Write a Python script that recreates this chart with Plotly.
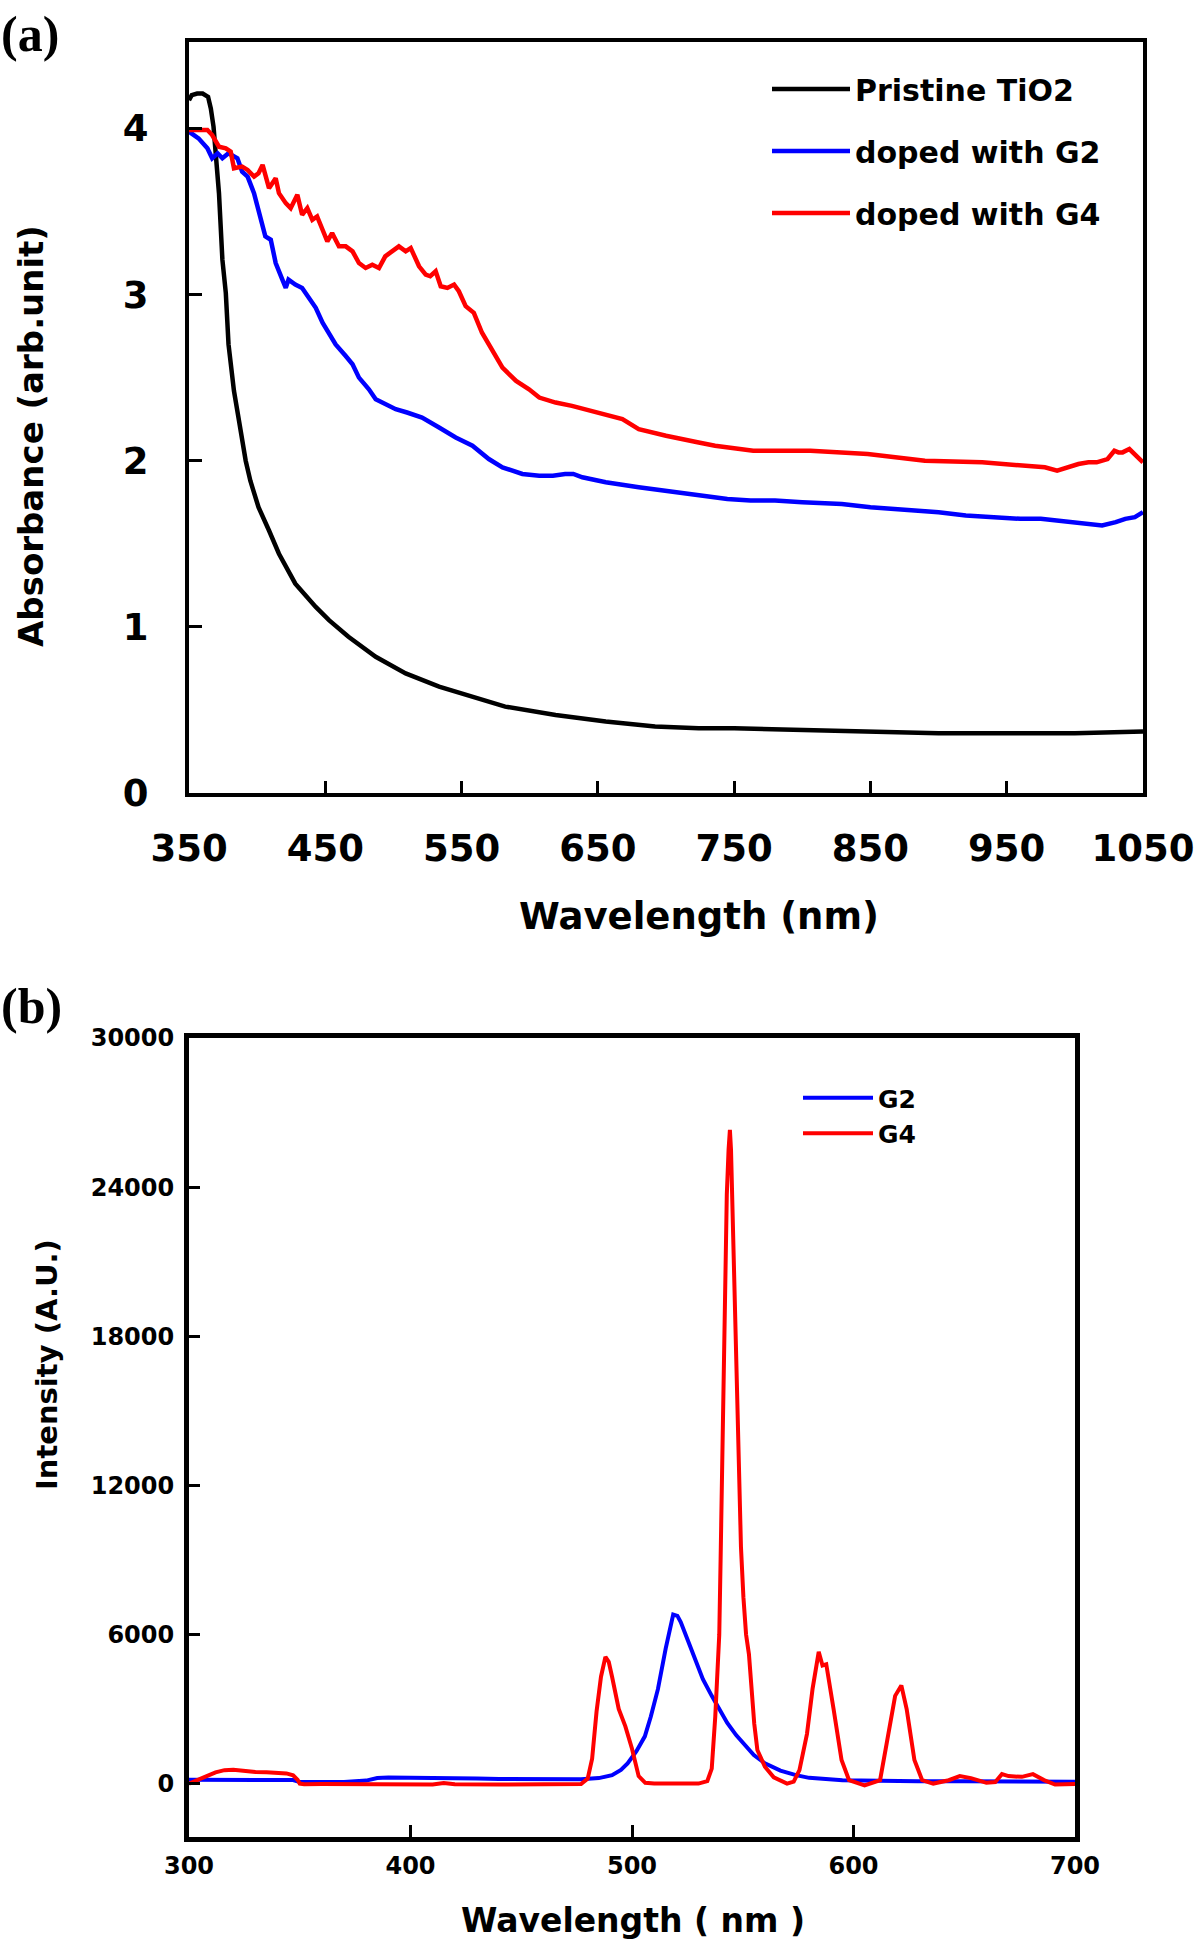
import plotly.graph_objects as go

W, H = 1200, 1945

# ---------------- Panel (a): absorbance ----------------
pristine_wl = [350, 352, 356, 360, 364, 366, 368, 370, 372, 374.5, 377, 379, 381.8, 383, 386.7, 391.6,
               395, 401, 408.7, 416, 428, 443, 452.7, 467, 487, 509, 533.5, 563, 582, 619, 655.8, 692,
               724, 750, 800, 850, 900, 950, 1000, 1050]
pristine_abs = [4.17, 4.20, 4.21, 4.21, 4.19, 4.12, 4.01, 3.80, 3.61, 3.21, 3.01, 2.70, 2.48, 2.42, 2.24,
                2.00, 1.88, 1.72, 1.58, 1.44, 1.26, 1.12, 1.04, 0.94, 0.82, 0.72, 0.64, 0.57, 0.52, 0.47,
                0.43, 0.40, 0.39, 0.39, 0.38, 0.37, 0.36, 0.36, 0.36, 0.37]

g2_wl = [350, 357, 363.5, 367, 371, 374.5, 379, 385.5, 389, 393, 397.7, 401, 406, 410, 413.6, 418.5,
         421, 423, 428, 433, 438, 443, 448, 452.7, 457.6, 465, 470, 474.7, 482, 487, 494, 501.7, 510,
         521, 533.5, 545.7, 558, 570, 580, 594.6, 607, 617, 626, 632, 638.6, 655.8, 680, 700, 724, 745,
         762, 780, 800, 829, 850, 870, 885, 900, 920, 941, 960, 975, 986, 1000, 1010, 1020, 1030, 1037,
         1044, 1050]
g2_abs = [3.98, 3.94, 3.88, 3.82, 3.85, 3.82, 3.85, 3.82, 3.74, 3.71, 3.61, 3.51, 3.35, 3.33, 3.19, 3.09,
          3.04, 3.09, 3.06, 3.04, 2.98, 2.92, 2.83, 2.76, 2.70, 2.63, 2.58, 2.50, 2.43, 2.37, 2.34, 2.31,
          2.29, 2.26, 2.20, 2.14, 2.09, 2.01, 1.96, 1.92, 1.91, 1.91, 1.92, 1.92, 1.90, 1.87, 1.84, 1.82,
          1.79, 1.77, 1.76, 1.76, 1.75, 1.74, 1.72, 1.71, 1.70, 1.69, 1.67, 1.66, 1.65, 1.65, 1.64, 1.63,
          1.62, 1.61, 1.63, 1.65, 1.66, 1.69]

g4_wl = [350, 363.5, 367, 372, 377, 380.6, 383, 389, 393, 397.7, 401, 404, 408.7, 413.6, 416, 421,
         424.6, 429.5, 433, 436.8, 440.5, 444, 448, 451.5, 455, 460, 465, 470, 474.7, 479.6, 484.5,
         489.4, 494, 499, 504, 509, 512.7, 518.8, 523.7, 527, 531, 534.7, 539.6, 544.5, 548, 553, 559,
         565, 572.6, 580, 590, 599.5, 607, 619, 631, 645, 658, 668, 680, 700, 724, 736, 764, 806, 848,
         890, 932, 960, 978, 987, 995, 1002.6, 1010, 1016, 1024, 1029, 1032, 1035, 1040, 1045, 1049,
         1050]
g4_abs = [3.99, 3.99, 3.96, 3.89, 3.88, 3.86, 3.76, 3.77, 3.75, 3.71, 3.73, 3.78, 3.64, 3.70, 3.61, 3.55,
          3.52, 3.60, 3.48, 3.52, 3.45, 3.47, 3.39, 3.32, 3.37, 3.29, 3.29, 3.26, 3.19, 3.16, 3.18,
          3.16, 3.23, 3.26, 3.29, 3.26, 3.28, 3.17, 3.12, 3.11, 3.14, 3.05, 3.04, 3.06, 3.02, 2.93, 2.89,
          2.77, 2.66, 2.56, 2.48, 2.43, 2.38, 2.35, 2.33, 2.30, 2.27, 2.25, 2.19, 2.15, 2.11, 2.09, 2.06,
          2.06, 2.04, 2.00, 1.99, 1.97, 1.96, 1.94, 1.96, 1.98, 1.99, 1.99, 2.01, 2.06, 2.05, 2.05, 2.07,
          2.03, 1.99, 1.99]

a_xticks = [350, 450, 550, 650, 750, 850, 950, 1050]
a_yticks = [0, 1, 2, 3, 4]

# ---------------- Panel (b): emission ----------------
pl_g2_wl = [300, 310, 320, 330, 340, 347, 350, 360, 370, 380, 385, 390, 400, 410, 420, 430, 440, 450,
            460, 470, 477, 485, 491, 495, 498, 502, 505.8, 508.5, 511.7, 515.2, 517, 518.6, 520.5, 522,
            525.5, 529, 532, 536, 540, 543, 547, 550, 555, 560, 567, 574, 580, 595, 610, 629, 650, 664,
            680, 700]
pl_g2_int = [150, 140, 150, 140, 150, 140, 60, 50, 60, 120, 220, 240, 240, 230, 220, 200, 180, 170,
             160, 160, 170, 220, 340, 550, 814, 1300, 1900, 2700, 3800, 5430, 6200, 6800, 6750, 6500,
             5700, 4890, 4200, 3530, 2900, 2440, 1950, 1630, 1150, 814, 520, 340, 230, 135, 110, 95, 90, 95,
             80, 70]

pl_g4_wl = [300, 304, 308, 312, 316, 320, 325, 330, 335, 340, 344, 347, 349, 350, 352, 360, 380, 400,
            410, 415, 420, 440, 460, 477, 480, 482, 484, 486, 488, 489.5, 491, 494, 497, 500, 503, 506,
            510, 520, 530, 534, 536, 537.6, 538.6, 539.4, 540, 540.6, 541.2, 541.8, 542.8, 543.6, 544.2,
            544.7, 545.2, 546.2, 547.2, 548.2, 549.2, 550.3, 551.5, 552.8, 554, 555.2, 556.6, 560, 564,
            567, 570, 573, 575.6, 579, 581.5, 584.3, 586, 587.7, 589, 591, 594.6, 598, 605, 612, 615,
            618.8, 621.6, 624, 627.5, 631, 636, 643, 648, 653, 660, 664, 667, 670, 676, 681, 686, 691,
            700]
pl_g4_int = [0, 130, 300, 450, 540, 560, 500, 470, 460, 450, 410, 330, 150, 0, -30, -20, -40, -60,
             -40, 20, -30, -40, -40, -20, 200, 1000, 2900, 4300, 5100, 4900, 4300, 3000, 2300, 1400, 300,
             30, 0, -20, 0, 100, 600, 2700, 4500, 6000, 9000, 12300, 16300, 20300, 23700, 25500, 26300,
             25500, 23700, 20300, 16300, 12300, 9500, 7500, 6000, 5200, 3600, 2400, 1350, 680, 250,
             130, 0, 80, 540, 2000, 3800, 5300, 4750, 4800, 4000, 3000, 950, 135, -70, 135, 1630,
             3530, 3950, 3000, 950, 135, 0, 135, 300, 220, 30, 60, 380, 300, 270, 380, 140, -40,
             -20]

b_xticks = [300, 400, 500, 600, 700]
b_yticks = [0, 6000, 12000, 18000, 24000, 30000]

FONT = "DejaVu Sans"

fig = go.Figure()
fig.add_trace(go.Scatter(x=pristine_wl, y=pristine_abs, mode="lines", name="Pristine TiO2",
                         line=dict(color="black", width=4.5), xaxis="x", yaxis="y",
                         legend="legend", legendgroup="a1"))
fig.add_trace(go.Scatter(x=g2_wl, y=g2_abs, mode="lines", name="doped with G2",
                         line=dict(color="#0000ff", width=4.5), xaxis="x", yaxis="y",
                         legend="legend", legendgroup="a2"))
fig.add_trace(go.Scatter(x=g4_wl, y=g4_abs, mode="lines", name="doped with G4",
                         line=dict(color="#ff0000", width=4.5), xaxis="x", yaxis="y",
                         legend="legend", legendgroup="a3"))
fig.add_trace(go.Scatter(x=pl_g2_wl, y=pl_g2_int, mode="lines", name="G2",
                         line=dict(color="#0000ff", width=4), xaxis="x2", yaxis="y2",
                         legend="legend2"))
fig.add_trace(go.Scatter(x=pl_g4_wl, y=pl_g4_int, mode="lines", name="G4",
                         line=dict(color="#ff0000", width=4), xaxis="x2", yaxis="y2",
                         legend="legend2"))

def px_x(p):
    return p / W

def px_y(p):
    return 1 - p / H

axis_common = dict(showgrid=False, zeroline=False, showline=True, linecolor="black",
                   mirror=True, ticks="inside", tickcolor="black", tickwidth=3)

fig.update_layout(
    width=W, height=H,
    margin=dict(l=0, r=0, t=0, b=0, autoexpand=False),
    paper_bgcolor="white", plot_bgcolor="white",
    xaxis=dict(domain=[px_x(189), px_x(1143)], range=[350, 1050], tickvals=a_xticks,
               ticklen=12, linewidth=4, anchor="y",
               tickfont=dict(family=FONT, size=37, color="black", weight="bold"),
               ticklabelstandoff=20, **axis_common),
    yaxis=dict(domain=[px_y(793), px_y(42)], range=[0, 4.52], tickvals=a_yticks,
               ticklen=13, linewidth=4, anchor="x",
               tickfont=dict(family=FONT, size=37, color="black", weight="bold"),
               ticklabelstandoff=29, **axis_common),
    xaxis2=dict(domain=[px_x(189), px_x(1075)], range=[300, 700], tickvals=b_xticks,
                ticklen=12, linewidth=5, anchor="y2",
                tickfont=dict(family=FONT, size=24, color="black", weight="bold"),
                ticklabelstandoff=3, **axis_common),
    yaxis2=dict(domain=[px_y(1837), px_y(1038)], range=[-2150, 30000], tickvals=b_yticks,
                tickformat="d",
                ticklen=11, linewidth=5, anchor="x2",
                tickfont=dict(family=FONT, size=24, color="black", weight="bold"),
                ticklabelstandoff=5, **axis_common),
    legend=dict(x=px_x(767), y=px_y(63), xanchor="left", yanchor="top",
                font=dict(family=FONT, size=30, color="black", weight="bold"),
                bgcolor="rgba(0,0,0,0)", itemwidth=78, tracegroupgap=20),
    legend2=dict(x=px_x(798), y=px_y(1075), xanchor="left", yanchor="top",
                 font=dict(family=FONT, size=25, color="black", weight="bold"),
                 bgcolor="rgba(0,0,0,0)", itemwidth=70),
    showlegend=True,
)

ann_font = dict(family=FONT, color="black", weight="bold")
def add_label(text, x, y, size, angle=0, family=None):
    f = dict(size=size, **ann_font)
    if family:
        f["family"] = family
    fig.add_annotation(text=text, x=px_x(x), y=px_y(y), xref="paper", yref="paper",
                       xanchor="center", yanchor="middle", showarrow=False,
                       textangle=angle, font=f)

add_label("Wavelength (nm)", 699, 916, 37)
add_label("Absorbance (arb.unit)", 31, 436, 34, angle=-90)
add_label("Wavelength ( nm )", 633, 1920, 33)
add_label("Intensity (A.U.)", 47, 1365, 29, angle=-90)
add_label("(a)", 30, 34, 50, family="Liberation Serif")
add_label("(b)", 31, 1006, 50, family="Liberation Serif")

fig.write_html("out.html", config={"displayModeBar": False},
               post_script="document.body.style.margin='0';")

- [GIVEN EXERCISE] Repeat the listing above up to and including the line with "W, H = 1200, 1945", starting from its first line. Drop any pictures.

- [EXERCISE RESPONSE]
Write a Python script that recreates this chart with Plotly.
import plotly.graph_objects as go

W, H = 1200, 1945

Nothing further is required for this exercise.